Perhaps you brought too much previous computer experience, too much Windows muscle memory, into the Apple store with you.

I know that for all the Aunt Millies of the world, people flummoxed by computers or who have the computer equivalent of the would-be gardener's brown thumb, Jobs' designs have been a godsend.

I switched about seven years ago, after more than fifteen years struggling with the difficulties of numerous versions of Windows. Not that OS X doesn't have its oddities and complexities, but for the most part it more successfully abstracts away a lot of the nerdiness of the computer experience, the iPad even more so.
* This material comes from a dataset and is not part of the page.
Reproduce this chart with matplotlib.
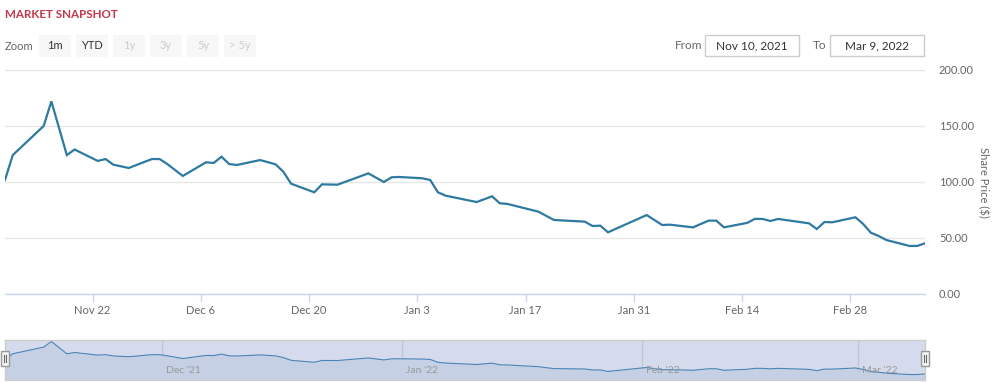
import matplotlib
matplotlib.use("Agg")
import matplotlib.pyplot as plt
import matplotlib.dates as mdates
import pandas as pd
from matplotlib.patches import Rectangle

plt.rcParams['font.family'] = ['Lato', 'DejaVu Sans']

# ---------------- data ----------------
dates = ['2021-11-10', '2021-11-11', '2021-11-15', '2021-11-16', '2021-11-18', '2021-11-19',
         '2021-11-22', '2021-11-23', '2021-11-24', '2021-11-26', '2021-11-29', '2021-11-30',
         '2021-12-01', '2021-12-03', '2021-12-06', '2021-12-07', '2021-12-08', '2021-12-09',
         '2021-12-10', '2021-12-13', '2021-12-15', '2021-12-16', '2021-12-17', '2021-12-20',
         '2021-12-21', '2021-12-23', '2021-12-27', '2021-12-29', '2021-12-30', '2021-12-31',
         '2022-01-03', '2022-01-04', '2022-01-05', '2022-01-06', '2022-01-10', '2022-01-12',
         '2022-01-13', '2022-01-14', '2022-01-18', '2022-01-20', '2022-01-24', '2022-01-25',
         '2022-01-26', '2022-01-27', '2022-02-01', '2022-02-03', '2022-02-04', '2022-02-07',
         '2022-02-09', '2022-02-10', '2022-02-11', '2022-02-14', '2022-02-15', '2022-02-16',
         '2022-02-17', '2022-02-18', '2022-02-22', '2022-02-23', '2022-02-24', '2022-02-25',
         '2022-02-28', '2022-03-01', '2022-03-02', '2022-03-03', '2022-03-04', '2022-03-07',
         '2022-03-08', '2022-03-09']
prices = [101.8, 124.0, 150.0, 172.0, 124.0, 129.0,
          118.8, 120.5, 115.5, 112.5, 120.5, 120.5,
          116.0, 105.4, 117.6, 117.0, 122.6, 116.0,
          115.2, 119.6, 115.8, 109.2, 98.5, 90.8,
          97.9, 97.6, 107.7, 100.0, 104.2, 104.5,
          103.3, 101.8, 90.8, 87.8, 82.1, 87.2,
          81.0, 80.4, 73.5, 66.1, 64.6, 60.7,
          61.0, 55.1, 70.5, 61.6, 61.9, 59.5,
          65.5, 65.5, 59.5, 63.5, 67.1, 67.0,
          65.2, 67.0, 63.1, 58.0, 64.3, 64.0,
          68.5, 62.5, 54.7, 51.8, 48.2, 42.9,
          42.9, 45.3]
close_hour = 16  # timestamps are end-of-day closes
y_ticks = [0, 50, 100, 150, 200]
x_tick_dates = ['2021-11-22', '2021-12-06', '2021-12-20', '2022-01-03', '2022-01-17',
                '2022-01-31', '2022-02-14', '2022-02-28']
nav_months = ['2021-12-01', '2022-01-01', '2022-02-01', '2022-03-01']
nav_labels = ["Dec '21", "Jan '22", "Feb '22", "Mar '22"]
zoom_buttons = ['1m', 'YTD', '1y', '3y', '5y', '> 5y']
zoom_enabled = [True, True, False, False, False, False]
from_date = 'Nov 10, 2021'
to_date = 'Mar 9, 2022'

times = pd.to_datetime(dates) + pd.Timedelta(hours=close_hour)

W, H = 996, 382
fig = plt.figure(figsize=(W / 100, H / 100), dpi=100)
fig.patch.set_facecolor('white')


def fx(x):
    return x / W


def fy(y):
    return 1 - y / H


line_col = '#2e7aa1'
text_col = '#666666'

# ---------------- main chart ----------------
ax = fig.add_axes([fx(5), fy(294), 920 / W, 224 / H])
ax.plot(times, prices, color=line_col, lw=1.6, solid_joinstyle='miter', zorder=3)
ax.set_xlim(times[0], times[-1])
ax.set_ylim(0, 200)
ax.set_yticks(y_ticks)
ax.set_yticklabels([f'{v:.2f}' for v in y_ticks])
ax.yaxis.tick_right()
ax.tick_params(axis='y', length=0, pad=10, labelsize=8, labelcolor=text_col)
ax.grid(axis='y', color='#e6e6e6', lw=1)
ax.set_axisbelow(True)
for s in ['top', 'left', 'right']:
    ax.spines[s].set_visible(False)
ax.spines['bottom'].set_color('#ccd6eb')
ax.spines['bottom'].set_linewidth(1)
xt = pd.to_datetime(x_tick_dates)
ax.set_xticks(xt)
ax.set_xticklabels([f'{d:%b} {d.day}' for d in xt])
ax.tick_params(axis='x', length=6, width=1, color='#ccd6eb', pad=2, labelsize=8,
               labelcolor=text_col)
fig.text(fx(983), fy(182), 'Share Price ($)', rotation=-90, ha='center', va='center',
         fontsize=8, color=text_col)

# ---------------- navigator ----------------
nav = fig.add_axes([fx(5), fy(379.5), 920 / W, 40 / H])
nav.set_facecolor('#d5dbec')
nav.set_xlim(times[0], times[-1])
nav.set_ylim(23.5, 179.8)
nav.fill_between(times, prices, 0, color='#c6d0e4', lw=0)
nav.plot(times, prices, color='#4a84b6', lw=0.8)
for d, lab in zip(pd.to_datetime(nav_months), nav_labels):
    nav.axvline(d, color='#bfc7d8', lw=1, zorder=0.5)
    nav.annotate(lab, (mdates.date2num(d), 0), xycoords=('data', 'axes fraction'),
                 xytext=(3, 3), textcoords='offset points', fontsize=7.5,
                 color='#999999', ha='left', va='bottom')
nav.set_xticks([])
nav.set_yticks([])
for s in nav.spines.values():
    s.set_color('#cccccc')
    s.set_linewidth(1)

# navigator handles
for hx in [5, 925]:
    r = Rectangle((fx(hx - 4), fy(366)), 8 / W, 15 / H, transform=fig.transFigure,
                  facecolor='#f2f2f2', edgecolor='#999999', lw=1, zorder=10)
    fig.add_artist(r)
    for dx in [-1.3, 1.3]:
        fig.add_artist(plt.Line2D([fx(hx + dx), fx(hx + dx)], [fy(362), fy(355)],
                                  transform=fig.transFigure, color='#666666', lw=0.8,
                                  zorder=11))

# ---------------- header ----------------
fig.text(fx(5), fy(14), 'MARKET SNAPSHOT', color='#c3384c', fontsize=8.4, fontweight='bold',
         ha='left', va='center')
fig.text(fx(5), fy(46), 'Zoom', color=text_col, fontsize=8, ha='left', va='center')
bx = 39
for lab, en in zip(zoom_buttons, zoom_enabled):
    fig.add_artist(Rectangle((fx(bx), fy(56.5)), 32 / W, 21.5 / H, transform=fig.transFigure,
                             facecolor='#f7f7f7', edgecolor='none'))
    fig.text(fx(bx + 16), fy(45.5), lab, color='#333333' if en else '#cccccc', fontsize=8,
             ha='center', va='center')
    bx += 37

fig.text(fx(702), fy(45.5), 'From', color=text_col, fontsize=8.5, ha='right', va='center')
fig.add_artist(Rectangle((fx(705), fy(56)), 94 / W, 21 / H, transform=fig.transFigure,
                         facecolor='white', edgecolor='#cccccc', lw=1))
fig.text(fx(752), fy(45.5), from_date, color='#333333', fontsize=8.5, ha='center', va='center')
fig.text(fx(826), fy(45.5), 'To', color=text_col, fontsize=8.5, ha='right', va='center')
fig.add_artist(Rectangle((fx(830), fy(56)), 94 / W, 21 / H, transform=fig.transFigure,
                         facecolor='white', edgecolor='#cccccc', lw=1))
fig.text(fx(877), fy(45.5), to_date, color='#333333', fontsize=8.5, ha='center', va='center')

fig.savefig('out.png', dpi=100)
Using Apple products I spend more time concentrating on work instead of concentrating on the computer itself. Now I only work on PCs when someone pays me to & for my personal use I stick with systems that almost always 'just work'.

Getting family & friends switched over has reduced my technical support calls from them to almost nil.

Cheryl Rofer said...

I'm sure that is true. Some very long time ago, I had a Macintosh at work. That was my employer's standard. And then a competitor started using the latest version of Word on his PCs, and it always came out later for Mac; plus it had fewer features and didn't work as well.

The problems of trying to make a lesser product work on a superior machine, we sniffed. But compatibility and competitiveness problems made me switch to PCs. I wasn't the only one; by then my employer had given up on Apple purity.

I've had compatibility problems with Apple friends up until a few years ago; that finally seems to have been fixed, as was the word processing issue, long ago.

I'm sure it is my expectations, but picking up a white slab and not seeing a way to turn it on, or swiping and poking at an unresponsive screen is not my idea of intuitive use. The iPod problem was probably mostly mine, but some of it was the way the software didn't work on my PC; that old compatibility bugaboo.

I'm just saying that Jobs built Apple for a very specific clientele, about 10% of the users. For those for whom Apple works, that's a joy and, apparently makes computer use possible for some for whom it otherwise might not.

starbird2005 said...

Ironically I think its the opposite. He's built it for the vast majority (it still amazes me how quickly children pick up how to use an iPad or phone).

My own experience is that I got to use a Next cube when it first came out, and it was an eye opener, particularly mathematica which Jobs helped design with Wolfham. The power and ease-of-use for the time were remarkable (the web was invented on a Next machine). People who couldn't program could program.

Some of the wonder I think is lost today, simple because people forget how god awful it was before Jobs came along, and how many ideas from Apple and Next have been translated to Windows.